Improving Fictitious Play Reinforcement Learning with Expanding Models

TL;DR

This paper introduces a neural fictitious play method that expands a single model with sub-models and a selector, reducing forgetting and improving learning efficiency in zero-sum games.

Contribution

It proposes a novel model expansion approach with sub-models and a selector, addressing forgetting and sample efficiency issues in neural fictitious play.

Findings

Reduces forgetting in neural fictitious play.

Improves learning efficiency in zero-sum games.

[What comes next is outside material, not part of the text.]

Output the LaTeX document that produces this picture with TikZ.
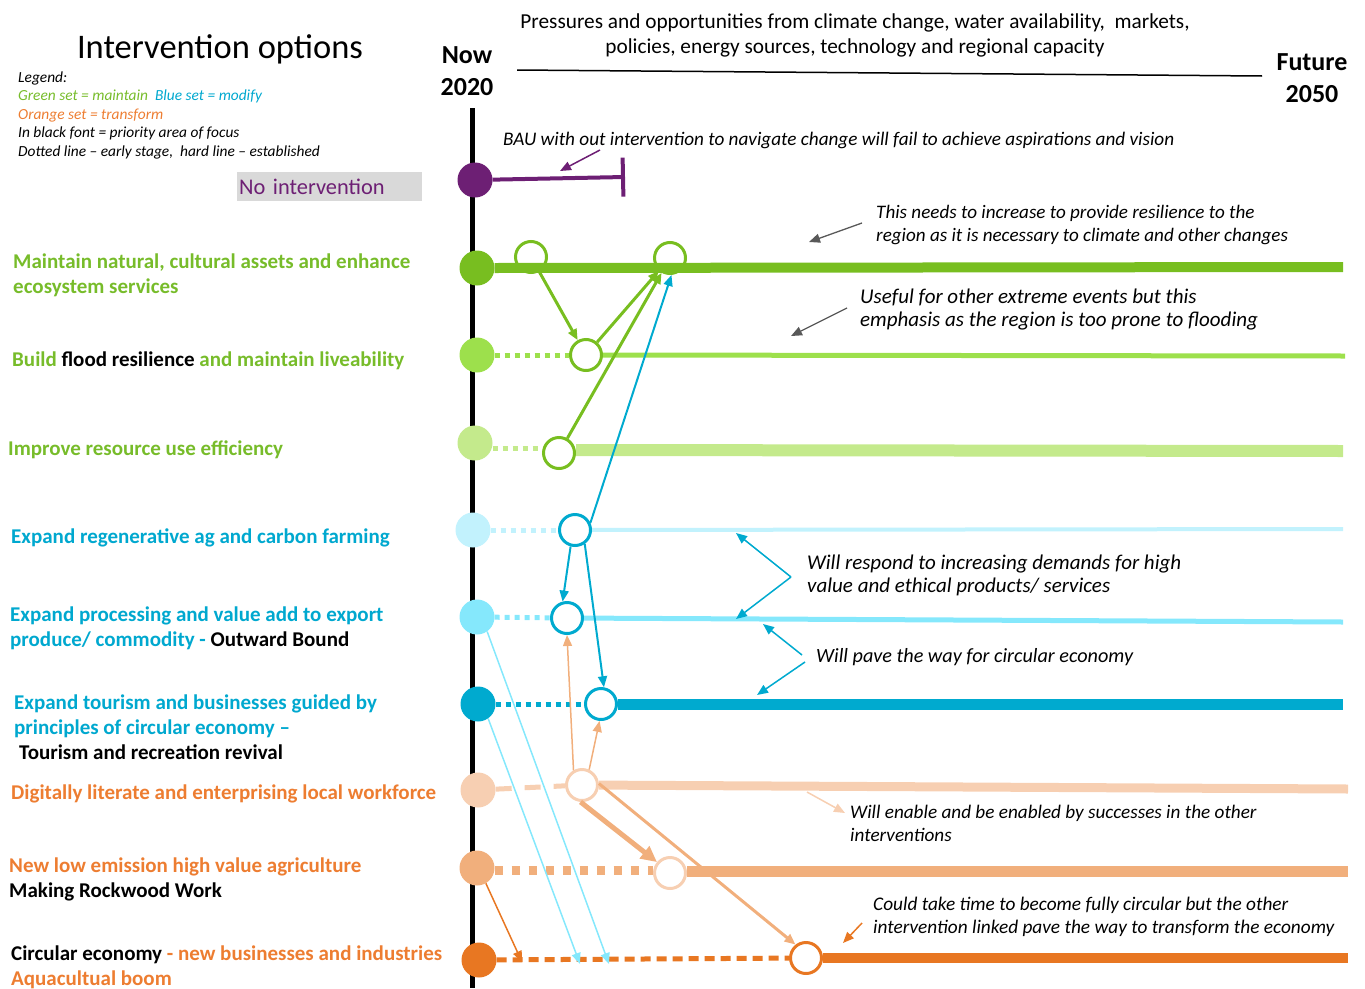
\documentclass[tikz,border=0pt]{standalone}
\usepackage{fontspec}
\setmainfont{Carlito}
\usepackage{xcolor}
\usetikzlibrary{arrows.meta,calc}

\definecolor{purp}{HTML}{6D1F74}
\definecolor{gDark}{HTML}{78BE20}
\definecolor{gMid}{HTML}{9DE04C}
\definecolor{gPale}{HTML}{C4EA8C}
\definecolor{bDark}{HTML}{00AACF}
\definecolor{bMid}{HTML}{85E8FC}
\definecolor{bPale}{HTML}{C2F2FD}
\definecolor{oDark}{HTML}{E87722}
\definecolor{oMid}{HTML}{F1AF7C}
\definecolor{oPale}{HTML}{F7CFB2}
\definecolor{txtGreen}{HTML}{77BC2A}
\definecolor{txtBlue}{HTML}{00A8CF}
\definecolor{txtOrange}{HTML}{ED7D31}
\definecolor{noteGray}{HTML}{595959}
\definecolor{boxGray}{HTML}{D9D9D9}

\begin{document}
\begin{tikzpicture}[x=1pt,y=-1pt,
  stage/.style={circle, fill=#1, minimum size=35pt, inner sep=0pt},
  ring/.style={circle, draw=#1, line width=3pt, fill=white, minimum size=31pt, inner sep=0pt},
  lbl/.style={anchor=west, align=left, inner sep=0pt, text=#1,
    font={\fontsize{21}{25}\selectfont\bfseries}},
  note/.style={anchor=west, align=left, inner sep=0pt,
    font={\fontsize{#1}{23.5}\selectfont\itshape}},
  tipS/.style={-{Triangle[length=11pt,width=9pt]}},
  tipL/.style={-{Triangle[length=16pt,width=15pt]}},
  early/.style={line width=5pt, dash pattern=on 5pt off 5pt}]

\useasboundingbox (0,0) rectangle (1365,988);

% heading
\node (title) at (220,49) {\fontsize{34.5}{40}\selectfont Intervention options};
\node[align=center, font={\fontsize{26}{32}\selectfont\bfseries}] (now) at (467,71) {Now\\2020};
\node[align=center, font={\fontsize{26}{32}\selectfont\bfseries}] (future) at (1312,78) {Future\\2050};
\node[align=center, font={\fontsize{21.3}{25}\selectfont}] (press) at (855,35)
  {Pressures and opportunities from climate change, water availability,\ \ markets,\\
   policies, energy sources, technology and regional capacity};
\coordinate (pL) at (517,70);
\coordinate (pR) at (1262,76);
\draw[line width=1.5pt] (pL) -- (pR);

% legend
\node[anchor=west, align=left, inner sep=0pt, font={\fontsize{15.4}{18.5}\selectfont\itshape}] (legend) at (18,115)
  {Legend:\\
   {\color{txtGreen}Green set = maintain}\ \ {\color{txtBlue}Blue set = modify}\\
   {\color{txtOrange}Orange set = transform}\\
   In black font = priority area of focus\\
   Dotted line -- early stage,\ \ hard line -- established};

% time line
\coordinate (tTop) at (472,108);
\coordinate (tBot) at (472,988);
\draw[line width=5pt] (tTop) -- (tBot);

% no intervention
\node[anchor=west, fill=boxGray, text width=181pt, minimum height=29pt, inner sep=2pt,
  text=purp, font={\fontsize{22.4}{24}\selectfont}] (none) at (237,186.5) {No intervention};
\node[stage=purp] (p0) at (475,180) {};
\coordinate (pEnd) at (625,177);
\draw[purp, line width=4pt, -{Bar[width=39pt]}] (p0) -- (pEnd);
\node[note=19.2, anchor=base west] (bau) at (503,145)
  {BAU with out intervention to navigate change will fail to achieve aspirations and vision};
\coordinate (bauA) at (600,150);
\coordinate (bauB) at (560,171);
\draw[purp, line width=1.5pt, tipS] (bauA) -- (bauB);

% labels
\node[lbl=txtGreen] (l1) at (13,275.5) {Maintain natural, cultural assets and enhance\\ecosystem services};
\node[lbl=txtGreen] (l2) at (12,361) {Build {\color{black}flood resilience} and maintain liveability};
\node[lbl=txtGreen] (l3) at (8,450) {Improve resource use efficiency};
\node[lbl=txtBlue] (l4) at (11,538) {Expand regenerative ag and carbon farming};
\node[lbl=txtBlue] (l5) at (10,628.5) {Expand processing and value add to export\\produce/ commodity - {\color{black}Outward Bound}};
\node[lbl=txtBlue] (l6) at (14,727) {Expand tourism and businesses guided by\\principles of circular economy --\\
  \hspace*{5pt}{\color{black}Tourism and recreation revival}};
\node[lbl=txtOrange] (l7) at (11,794) {Digitally literate and enterprising local workforce};
\node[lbl=txtOrange] (l8) at (9,879.5) {New low emission high value agriculture\\{\color{black}Making Rockwood Work}};
\node[lbl=txtOrange] (l9) at (11,967) {{\color{black}Circular economy} - new businesses and industries\\Aquacultual boom};

% green set
\node[stage=gDark] (g1) at (477,268) {};
\coordinate (g1End) at (1343,267);
\draw[gDark, line width=10pt] (g1.east) -- (g1End);
\node[ring=gDark, fill=none] (m1) at (531,257) {};
\node[ring=gDark, fill=none] (m2) at (670,258) {};

\node[stage=gMid] (g2) at (477,355) {};
\node[ring=gDark] (r2) at (586,355) {};
\coordinate (g2End) at (1345,356);
\draw[gMid, early] (g2) -- (r2);
\draw[gMid, line width=5pt] (r2) -- (g2End);

\node[stage=gPale] (g3) at (475,443) {};
\node[ring=gDark] (r3) at (559,453) {};
\coordinate (g3End) at (1343,451);
\draw[gPale, early] ($(g3.east)+(0,5)$) -- ($(r3.west)+(0,-5)$);
\draw[gPale, line width=12pt] ($(r3.east)+(0,-3)$) -- (g3End);

\draw[gDark, line width=3pt, tipS] (m1) -- (r2);
\draw[gDark, line width=3pt, tipS] (r2) -- (m2);
\draw[gDark, line width=3pt, tipS] (r3) -- (m2);

% blue set
\node[stage=bPale] (b1) at (473,530) {};
\node[ring=bDark] (e1) at (575,530) {};
\coordinate (b1End) at (1343,529);
\draw[bPale, early] (b1) -- (e1);
\draw[bPale, line width=4pt] (e1) -- (b1End);

\node[stage=bMid] (b2) at (477,617) {};
\node[ring=bDark] (e2) at (567,618) {};
\coordinate (b2End) at (1343,622);
\draw[bMid, early] (b2) -- (e2);
\draw[bMid, line width=5pt] (e2) -- (b2End);

\node[stage=bDark] (b3) at (478,704) {};
\node[ring=bDark] (e3) at (601,704) {};
\coordinate (b3End) at (1343,704);
\draw[bDark, early] (b3) -- (e3);
\draw[bDark, line width=11pt] (e3) -- (b3End);

\draw[bDark, line width=2pt, tipS] (e1.25) -- (m2.-85);
\draw[bDark, line width=2pt, tipS] (e1.-105) -- (e2.105);
\draw[bDark, line width=2pt, tipS] (e1.-55) -- (e3.80);

% orange set
\node[stage=oPale] (o1) at (478,790) {};
\node[ring=oPale] (w1) at (582,785) {};
\coordinate (o1End) at (1348,789);
\draw[oPale, line width=5pt, dash pattern=on 16pt off 13pt] (o1) -- (w1);
\draw[oPale, line width=9pt] (w1) -- (o1End);

\node[stage=oMid] (o2) at (477,868) {};
\node[ring=oPale] (w2) at (670,873) {};
\coordinate (o2End) at (1348,871);
\draw[oMid, line width=9pt, dash pattern=on 8pt off 9pt] ($(o2.east)+(0,2)$) -- ($(w2.west)+(0,-3)$);
\draw[oMid, line width=11pt] ($(w2.east)+(0,-2)$) -- (o2End);

\node[stage=oDark] (o3) at (479,960) {};
\node[ring=oDark] (w3) at (806,958) {};
\coordinate (o3End) at (1348,958);
\draw[oDark, line width=5pt, dash pattern=on 10pt off 6pt] (o3) -- (w3);
\draw[oDark, line width=10pt] (w3) -- (o3End);

\draw[oMid, line width=1.5pt, tipS] (w1.120) -- (e2.-90);
\draw[oMid, line width=1.5pt, tipS] (w1.65) -- (e3.-95);
\draw[oMid, line width=5pt, tipL] (w1.-95) -- (w2.140);
\draw[oMid, line width=3pt, tipS] (w1.5) -- (w3.128);
\coordinate (o3Hit) at (522,962);
\draw[oDark, line width=1.5pt, tipS] (o2.-60) -- (o3Hit);

\coordinate (b2Hit) at (609,964);
\coordinate (b3Hit) at (580,964);
\draw[bMid, line width=1.5pt, tipS] (b2.-55) -- (b2Hit);
\draw[bMid, line width=1.5pt, tipS] (b3.-55) -- (b3Hit);

% notes
\node[note=19.1] (n1) at (876,225) {This needs to increase to provide resilience to the\\region as it is necessary to climate and other changes};
\coordinate (n1a) at (862,223);
\coordinate (n1b) at (809,242);
\draw[noteGray, line width=1.3pt, tipS] (n1a) -- (n1b);

\node[note=21] (n2) at (860,309.5) {Useful for other extreme events but this\\emphasis as the region is too prone to flooding};
\coordinate (n2a) at (847,308);
\coordinate (n2b) at (791,336);
\draw[noteGray, line width=1.3pt, tipS] (n2a) -- (n2b);

\node[note=21] (n3) at (807,575.5) {Will respond to increasing demands for high\\value and ethical products/ services};
\coordinate (n3v) at (791,577);
\coordinate (n3a) at (736,533);
\coordinate (n3b) at (736,619);
\draw[bDark, line width=1.5pt, tipS] (n3v) -- (n3a);
\draw[bDark, line width=1.5pt, tipS] (n3v) -- (n3b);

\node[note=20.2] (n4) at (816,657.5) {Will pave the way for circular economy};
\coordinate (n4a) at (802,655);
\coordinate (n4b) at (763,624);
\coordinate (n4c) at (805,662);
\coordinate (n4d) at (757,695);
\draw[bDark, line width=1.5pt, tipS] (n4a) -- (n4b);
\draw[bDark, line width=1.5pt, tipS] (n4c) -- (n4d);

\node[note=19.2] (n5) at (850,823.5) {Will enable and be enabled by successes in the other\\interventions};
\coordinate (n5a) at (807,792);
\coordinate (n5b) at (845,813);
\draw[oPale, line width=1.5pt, tipS] (n5a) -- (n5b);

\node[note=19.3] (n6) at (873,917) {Could take time to become fully circular but the other\\intervention linked pave the way to transform the economy};
\coordinate (n6a) at (862,923);
\coordinate (n6b) at (843,943);
\draw[oDark, line width=1.5pt, tipS] (n6a) -- (n6b);

\end{tikzpicture}
\end{document}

Enhances robustness of the learning process.

Abstract

Fictitious play with reinforcement learning is a general and effective framework for zero-sum games. However, using the current deep neural network models, the implementation of fictitious play faces crucial challenges. Neural network model training employs gradient descent approaches to update all connection weights, and thus is easy to forget the old opponents after training to beat the new opponents. Existing approaches often maintain a pool of historical policy models to avoid the forgetting. However, learning to beat a pool in stochastic games, i.e., a wide distribution over policy models, is either sample-consuming or insufficient to exploit all models with limited amount of samples. In this paper, we propose a learning process with neural fictitious play to alleviate the above issues. We train a single model as our policy model, which consists of sub-models and a selector. Everytime facing a new opponent, the model is expanded by adding a new sub-model, where only the new sub-model is updated instead of the whole model. At the same time, the selector is also updated to mix up the new sub-model with the previous ones at the state-level, so that the model is maintained as a behavior strategy instead of a wide distribution over policy models. Experiments on Kuhn poker, a grid-world Treasure Hunting game, and Mini-RTS environments show that the proposed approach alleviates the forgetting problem, and consequently improves the learning efficiency and the robustness of neural fictitious play.